Sounds like you and Diesel are doing great at bathtime. I am really going to remember the diluting of shampoo.


----------



## lovealways_jami (Apr 17, 2007)

He is doing wonderful ~ All of the sudden!
It must be the "inside" thing. I hope he only gets better! Do yall blow dry your dogs? I did Diesel for awhile, but it was just taking to long! I used colder air rather than hot so he didnt overheat! What do yall think?


----------



## kalkid (Feb 22, 2007)

lovealways_jami said:


> Any other tips?


Find a nice lake or pond where you can do it, then the clean up is really easy. Throw a stick in the water, dog retrieves, shampoo dog, repeating stick throwing exercise until soap is rinsed more likely until arm is sore, keep dog out of water to dry. Go home with nice smelling/looking tired dog that will sleep all night.


----------



## lovealways_jami (Apr 17, 2007)

kalkid said:


> Find a nice lake or pond where you can do it, then the clean up is really easy.

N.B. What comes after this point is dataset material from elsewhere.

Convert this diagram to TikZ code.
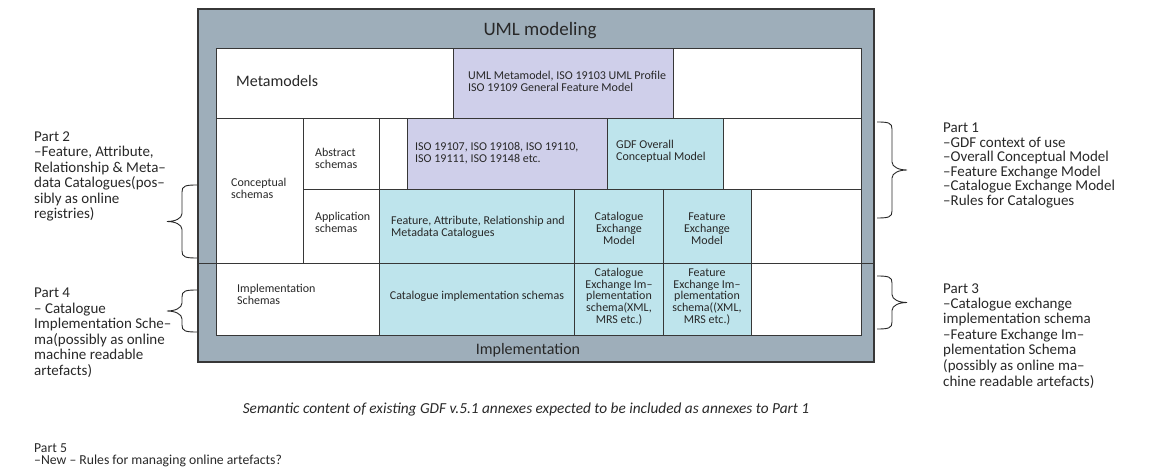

Throw a stick in the water, dog retrieves, shampoo dog, repeating stick throwing exercise until soap is rinsed more likely until arm is sore, keep dog out of water to dry. Go home with nice smelling/looking tired dog that will sleep all night.


Its winter LOL


----------



## AquaClaraCanines (Mar 5, 2006)

OMG ADD A SHOWER SPRAYER to things I cannot live without!!!!!!!!! HA!


----------



## LibertyME (Jan 6, 2007)

I used to just towel dry with many towels and call it good...but when I started taking Liberty for therapy dog visits...she needed to be bathed alot more frequently which meant she would be too wet to take anywhere. I used the hair dryer for a while, but it took FOREVER and never really did a great job. 

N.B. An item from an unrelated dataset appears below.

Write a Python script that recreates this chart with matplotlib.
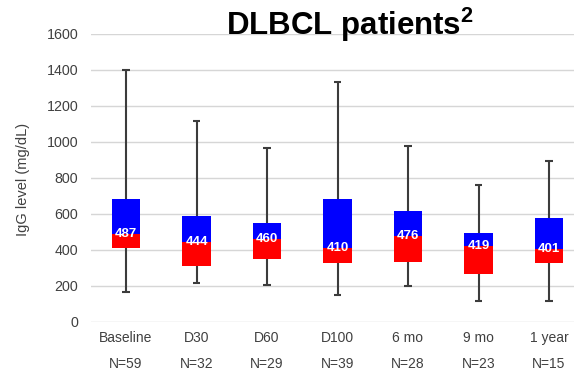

So I invested in a high velocity dryer and can get them dry in a good 20 minutes...someone (maybe monomer or OaklysDad???) described the high velocity dryers as as blasting the water off versus a hair dryer which relies on evaporation...

If your weather is mild...a good toweling/air drying is fine...I wouldnt even bother using the hair dryer...

If you find that you are bathing alot <for wahtever reason> - then save your pennies for a powerful dryer - they really are great...


----------



## lovealways_jami (Apr 17, 2007)

Im trying to get one for X-Mas!


----------



## nick (Jun 4, 2007)

Sounds liek you guys did great.

Those shower head attatchments are fantastic.. makes bathing so much faster than using a cup.

As for the hairdryer.. they're great.. I don't know what i have but it works.. takes about 20 min to get one of them dry.


----------